Sabohat Rakhmonova, a journalist in Uzbekistan, participated in the documentary The Crimean Caravan, which features residents of Ukraine who involuntarily became citizens of Russia in 2014.

When the Kremlin announced the "partial mobilization" in September 2022, "most men of draft age chose to leave [Crimea]," she said. "Entire families left."

It amounted to "self-deportation," she added.

'A new tragedy'

The 2014 seizure of Crimea created a foothold for more Russian aggression, said Refat Chubarov, a Ukrainian politician and chairman of the Mejlis of the Crimean Tatar People.

Crimean Tatars were the "first people on the peninsula to openly and widely speak out against the annexation and in support of Ukraine's territorial integrity," he told Kontur.

The occupiers responded by outlawing the Mejlis and labeling it an extremist organization.
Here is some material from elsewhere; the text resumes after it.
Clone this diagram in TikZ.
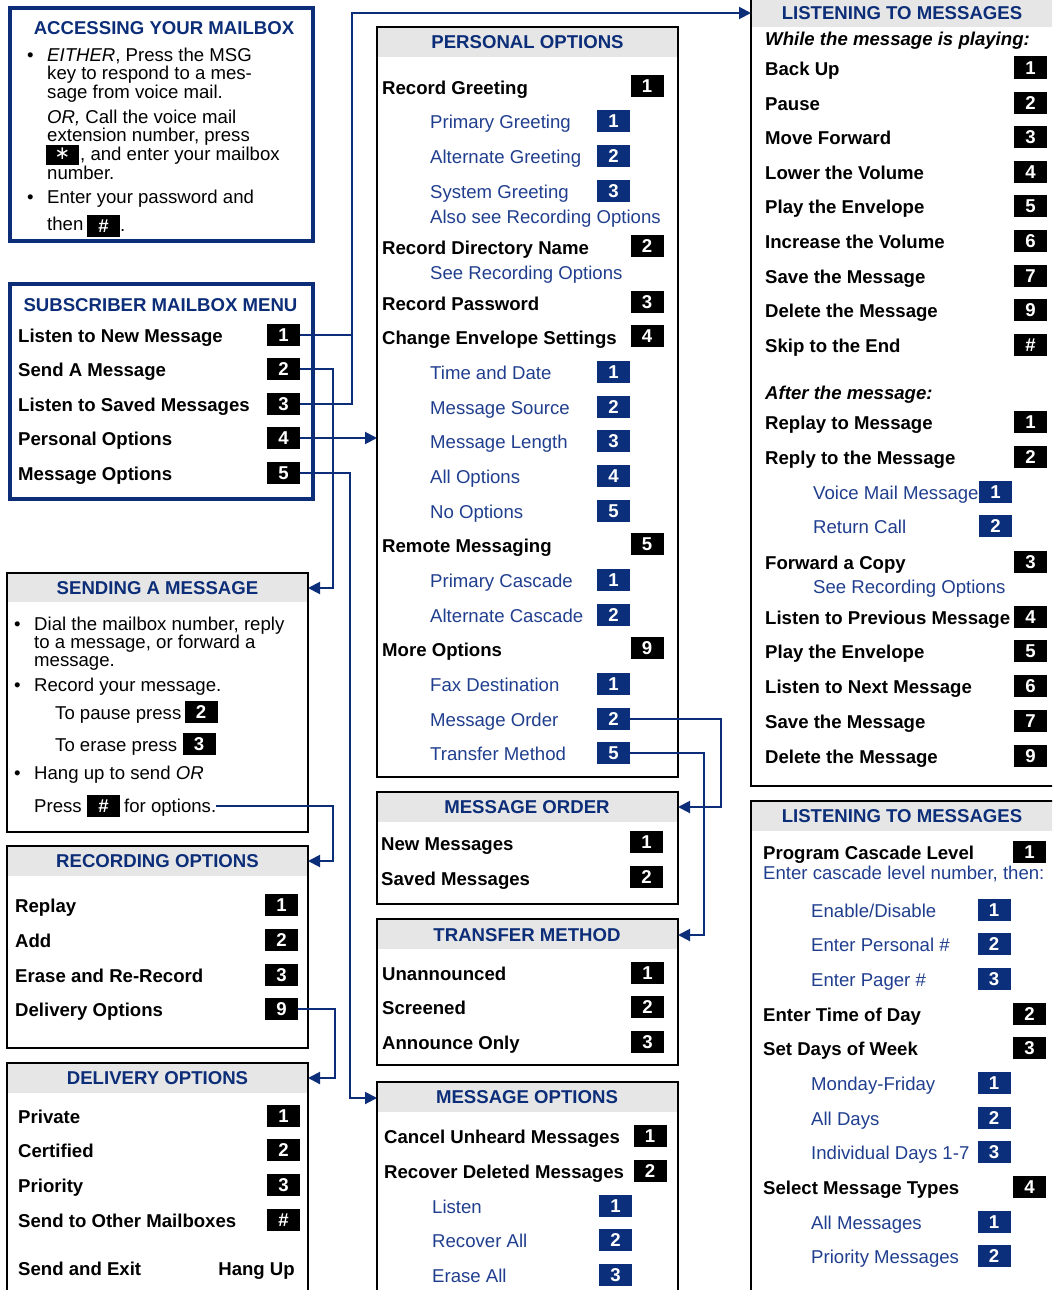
\documentclass[tikz,border=0pt]{standalone}
\usepackage{fontspec}
\setmainfont{Liberation Sans}
\newfontfamily\djv{DejaVu Sans}
\usetikzlibrary{arrows.meta}
\definecolor{hdrblue}{RGB}{12,45,120}
\definecolor{itemblue}{RGB}{32,62,142}
\definecolor{keyblue}{RGB}{11,47,122}
\definecolor{hdrgray}{RGB}{230,230,230}
\newcommand\fs{\fontsize{18.6pt}{18.5pt}\selectfont}
\begin{document}
\begin{tikzpicture}[x=1pt,y=-1pt,
  txt/.style={anchor=west, inner sep=0pt, text height=13.4pt, text depth=0pt, font=\fs},
  bt/.style={txt, font=\fs\bfseries},
  bl/.style={txt, text=itemblue},
  bit/.style={txt, font=\fs\bfseries\itshape},
  ttl/.style={inner sep=0pt, text height=13.4pt, text depth=0pt, font=\fs\bfseries, text=hdrblue},
  key/.style={fill=black, text=white, font=\fs\bfseries, minimum width=33pt, minimum height=22pt, inner sep=0pt, text height=13.4pt, text depth=0pt},
  bkey/.style={key, fill=keyblue},
  frame/.style={draw=black, line width=2pt, anchor=north west, inner sep=0pt, outer sep=0pt},
  bframe/.style={draw=hdrblue, line width=3.5pt, anchor=north west, inner sep=0pt, outer sep=0pt},
  conn/.style={draw=hdrblue, line width=2pt},
  arr/.style={conn, -{Triangle[length=12pt,width=12pt]}}]
\useasboundingbox (0,0) rectangle (1052,1290);
\clip (0,0) rectangle (1052,1290);

% ---------------- ACCESSING YOUR MAILBOX
\node[bframe, minimum width=303pt, minimum height=233pt] (acc) at (10,8) {};
\node[ttl] (acct) at (164,28) {ACCESSING YOUR MAILBOX};
\node[txt] (ab1) at (27,55) {•};
\node[txt] (a1) at (47,55) {\textit{EITHER}, Press the MSG};
\node[txt] (a2) at (47,73) {key to respond to a mes-};
\node[txt] (a3) at (47,92) {sage from voice mail.};
\node[txt] (a4) at (47,117) {\textit{OR,} Call the voice mail};
\node[txt] (a5) at (47,135) {extension number, press};
\node[key, font=\fs\mdseries, minimum height=20pt, text height=10pt] (ak1) at (62.5,154.5) {\djv ∗};
\node[txt] (a6) at (80,154) {, and enter your mailbox};
\node[txt] (a7) at (47,172.5) {number.};
\node[txt] (ab2) at (27,197) {•};
\node[txt] (a8) at (47,197) {Enter your password and};
\node[txt] (a9) at (47,224) {then};
\node[key] (ak2) at (103.5,225.5) {\#};
\node[txt] (a10) at (120,225) {.};

% ---------------- SUBSCRIBER MAILBOX MENU
\node[bframe, minimum width=303pt, minimum height=215pt] (sub) at (10,284) {};
\node[ttl] (subt) at (160.5,305) {SUBSCRIBER MAILBOX MENU};
\foreach \t/\k/\y [count=\i] in {Listen to New Message/1/334.5, Send A Message/2/368.5, Listen to Saved Messages/3/404, Personal Options/4/438, Message Options/5/472.5}
  {\node[bt] (st\i) at (18,\y+1) {\t}; \node[key] (sk\i) at (283.5,\y) {\k};}

% ---------------- SENDING A MESSAGE
\fill[hdrgray] (7,573) rectangle (308,602);
\node[frame, minimum width=301pt, minimum height=259pt] (sm) at (7,573) {};
\node[ttl] (smt) at (157.5,588) {SENDING A MESSAGE};
\node[txt] (sb1) at (14,624) {•};
\node[txt] (s1) at (34,624) {Dial the mailbox number, reply};
\node[txt] (s2) at (34,642) {to a message, or forward a};
\node[txt] (s3) at (34,660) {message.};
\node[txt] (sb2) at (14,685) {•};
\node[txt] (s4) at (34,685) {Record your message.};
\node[txt] (s5) at (55,713) {To pause press};
\node[key] (sk21) at (201,712) {2};
\node[txt] (s6) at (55,745) {To erase press};
\node[key] (sk22) at (199,744) {3};
\node[txt] (sb3) at (14,773) {•};
\node[txt] (s7) at (34,773) {Hang up to send \textit{OR}};
\node[txt] (s8) at (34,806) {Press};
\node[key] (sk23) at (103.5,806) {\#};
\node[txt] (opts) at (124,806) {for options.};

% ---------------- RECORDING OPTIONS
\fill[hdrgray] (7,846) rectangle (308,876);
\node[frame, minimum width=301pt, minimum height=202pt] (ro) at (7,846) {};
\node[ttl] (rot) at (157.5,861) {RECORDING OPTIONS};
\foreach \t/\k/\y [count=\i] in {Replay/1/906, Add/2/941, Erase and Re-Record/3/976, Delivery Options/9/1010}
  {\node[bt] (rt\i) at (15,\y) {\t}; \node[key] (rk\i) at (281.5,\y-1) {\k};}

% ---------------- DELIVERY OPTIONS
\fill[hdrgray] (7,1063) rectangle (308,1093);
\node[frame, minimum width=301pt, minimum height=260pt] (do) at (7,1063) {};
\node[ttl] (dot) at (157.5,1078) {DELIVERY OPTIONS};
\foreach \t/\k/\y [count=\i] in {Private/1/1117, Certified/2/1151, Priority/3/1186, Send to Other Mailboxes/\#/1221}
  {\node[bt] (dt\i) at (18,\y) {\t}; \node[key] (dk\i) at (283.5,\y-1) {\k};}
\node[bt] (dt5) at (18,1269) {Send and Exit};
\node[bt, anchor=east] (dt6) at (295,1269) {Hang Up};

% ---------------- PERSONAL OPTIONS
\fill[hdrgray] (377,27) rectangle (678,57);
\node[frame, minimum width=301pt, minimum height=750pt] (po) at (377,27) {};
\node[ttl] (pot) at (527.5,42) {PERSONAL OPTIONS};
\foreach \t/\k/\y [count=\i] in {Record Greeting/1/88, Record Directory Name/2/248, Record Password/3/304, Change Envelope Settings/4/338, Remote Messaging/5/546, More Options/9/650}
  {\node[bt] (pa\i) at (382,\y) {\t}; \node[key] (pak\i) at (647,\y-2) {\k};}
\foreach \t/\k/\y [count=\i] in {Primary Greeting/1/122, Alternate Greeting/2/157, System Greeting/3/192, Time and Date/1/373, Message Source/2/408, Message Length/3/442, All Options/4/477, No Options/5/512, Primary Cascade/1/581, Alternate Cascade/2/616, Fax Destination/1/685, Message Order/2/720, Transfer Method/5/754}
  {\node[bl] (pb\i) at (430,\y) {\t}; \node[bkey] (pbk\i) at (613.5,\y-1.5) {\k};}
\node[bl] (pc1) at (430,217) {Also see Recording Options};
\node[bl] (pc2) at (430,273) {See Recording Options};

% ---------------- MESSAGE ORDER
\fill[hdrgray] (377,792) rectangle (678,822);
\node[frame, minimum width=301pt, minimum height=112pt] (mord) at (377,792) {};
\node[ttl] (mordt) at (527,807) {MESSAGE ORDER};
\foreach \t/\k/\y [count=\i] in {New Messages/1/844, Saved Messages/2/879}
  {\node[bt] (mr\i) at (381,\y) {\t}; \node[key] (mrk\i) at (646.5,\y-2) {\k};}

% ---------------- TRANSFER METHOD
\fill[hdrgray] (377,919) rectangle (678,949);
\node[frame, minimum width=301pt, minimum height=146pt] (tm) at (377,919) {};
\node[ttl] (tmt) at (527,935) {TRANSFER METHOD};
\foreach \t/\k/\y [count=\i] in {Unannounced/1/974, Screened/2/1008, Announce Only/3/1043}
  {\node[bt] (tr\i) at (382,\y) {\t}; \node[key] (trk\i) at (647.5,\y-1) {\k};}

% ---------------- MESSAGE OPTIONS
\fill[hdrgray] (377,1082) rectangle (678,1112);
\node[frame, minimum width=301pt, minimum height=260pt] (mo) at (377,1082) {};
\node[ttl] (mot) at (527,1097) {MESSAGE OPTIONS};
\foreach \t/\k/\y [count=\i] in {Cancel Unheard Messages/1/1137, Recover Deleted Messages/2/1172}
  {\node[bt] (ma\i) at (384,\y) {\t}; \node[key] (mak\i) at (650,\y-1.5) {\k};}
\foreach \t/\k/\y [count=\i] in {Listen/1/1207, Recover All/2/1241, Erase All/3/1276}
  {\node[bl] (mb\i) at (432,\y) {\t}; \node[bkey] (mbk\i) at (615.5,\y-1.5) {\k};}

% ---------------- LISTENING TO MESSAGES (top)
\fill[hdrgray] (751,-10) rectangle (1060,27);
\node[frame, minimum width=320pt, minimum height=796pt] (lt1) at (751,-10) {};
\node[ttl] (lt1t) at (902,13) {LISTENING TO MESSAGES};
\node[bit] (lw1) at (765,39) {While the message is playing:};
\foreach \t/\k/\y [count=\i] in {Back Up/1/69, Pause/2/104, Move Forward/3/138, Lower the Volume/4/173, Play the Envelope/5/207, Increase the Volume/6/242, Save the Message/7/277, Delete the Message/9/311, Skip to the End/\#/346, Replay to Message/1/423, Reply to the Message/2/458}
  {\node[bt] (la\i) at (765,\y) {\t}; \node[key] (lak\i) at (1030.5,\y-1.5) {\k};}
\node[bit] (lw2) at (765,393) {After the message:};
\foreach \t/\k/\y [count=\i] in {Voice Mail Message/1/493, Return Call/2/527}
  {\node[bl] (lb\i) at (813,\y) {\t}; \node[bkey] (lbk\i) at (995.5,\y-1.5) {\k};}
\foreach \t/\k/\y [count=\i] in {Forward a Copy/3/563, Listen to Previous Message/4/618, Play the Envelope/5/652, Listen to Next Message/6/687, Save the Message/7/722, Delete the Message/9/757}
  {\node[bt] (lc\i) at (765,\y) {\t}; \node[key] (lck\i) at (1030.5,\y-1.5) {\k};}
\node[bl] (lsee) at (813,587) {See Recording Options};

% ---------------- LISTENING TO MESSAGES (bottom)
\fill[hdrgray] (751,801) rectangle (1060,831);
\node[frame, minimum width=320pt, minimum height=520pt] (lt2) at (751,801) {};
\node[ttl] (lt2t) at (902,816) {LISTENING TO MESSAGES};
\node[bl] (le) at (763,873) {Enter cascade level number, then:};
\foreach \t/\k/\y [count=\i] in {Program Cascade Level/1/853, Enter Time of Day/2/1015, Set Days of Week/3/1049, Select Message Types/4/1188}
  {\node[bt] (ld\i) at (763,\y) {\t}; \node[key] (ldk\i) at (1029.5,\y-1.5) {\k};}
\node[bl] (lf0) at (811,911) {Enable/Disable};
\node[bkey] (lfk0) at (994,909.5) {1};
\foreach \t/\k/\y [count=\i] in {Enter Personal \#/2/945, Enter Pager \#/3/980, Monday-Friday/1/1084, All Days/2/1119, Individual Days 1-7/3/1153, All Messages/1/1223, Priority Messages/2/1257}
  {\node[bl] (lf\i) at (811,\y) {\t}; \node[bkey] (lfk\i) at (994,\y-1.5) {\k};}

% ---------------- CONNECTORS
\coordinate (j1) at (352,13);
\coordinate (j2) at (333,588);
\coordinate (j3) at (350,1098);
\coordinate (j4) at (333,861);
\coordinate (j5) at (335,1078);
\coordinate (j6) at (721,807);
\coordinate (j7) at (704,935);
\draw[conn] (sk1.east) -- (sk1.east -| j1);
\draw[arr] (sk3.east) -| (j1) -- (j1 -| lt1.west);
\draw[arr] (sk2.east) -| (j2) -- (j2 -| sm.east);
\draw[arr] (sk4.east) -- (sk4.east -| po.west);
\draw[arr] (sk5.east) -| (j3) -- (j3 -| mo.west);
\draw[arr] (opts.east) -| (j4) -- (j4 -| ro.east);
\draw[arr] (rk4.east) -| (j5) -- (j5 -| do.east);
\draw[arr] (pbk12.east) -| (j6) -- (j6 -| mord.east);
\draw[arr] (pbk13.east) -| (j7) -- (j7 -| tm.east);
\end{tikzpicture}
\end{document}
"It's believed that during the 10 years of occupation of the peninsula, approximately 35,000 Crimean Tatars have left. Some experts say the number is 50,000," Chubarov said. "For us, this is a huge figure, a new catastrophe, a new tragedy."

In 2013, about 300,000 Tatars lived in Crimea, Chubarov told Kontur.

Ukraine is committed to remembering the tragedies that have befallen the Crimean Tatars.

On September 11 in Kyiv, officials unveiled a memorial to commemorate the three most tragic events in the history of the Crimean Tatar people: the peninsula's annexation by Russia in 1783, the exile of Crimean Tatars into the Soviet interior in 1944 and the annexation in 2014.

In 2015, Ukraine's parliament recognized the 1944 events as genocide. Latvia, Lithuania, Canada and Poland share the same opinion.

"We are fighting for the restoration of justice, for the opportunity for every Crimean to return home to their Crimea, free from Russia and fear," said Ukrainian President Volodymyr Zelenskyy at the memorial's inauguration.

The memorial in Kyiv has been well received by Tatars, said Ablyamova.

"It's important to note that .... citizens of Ukraine continue to be educated about a crime that must never happen again," she said. "Because evil that is not punished is always tempted to return."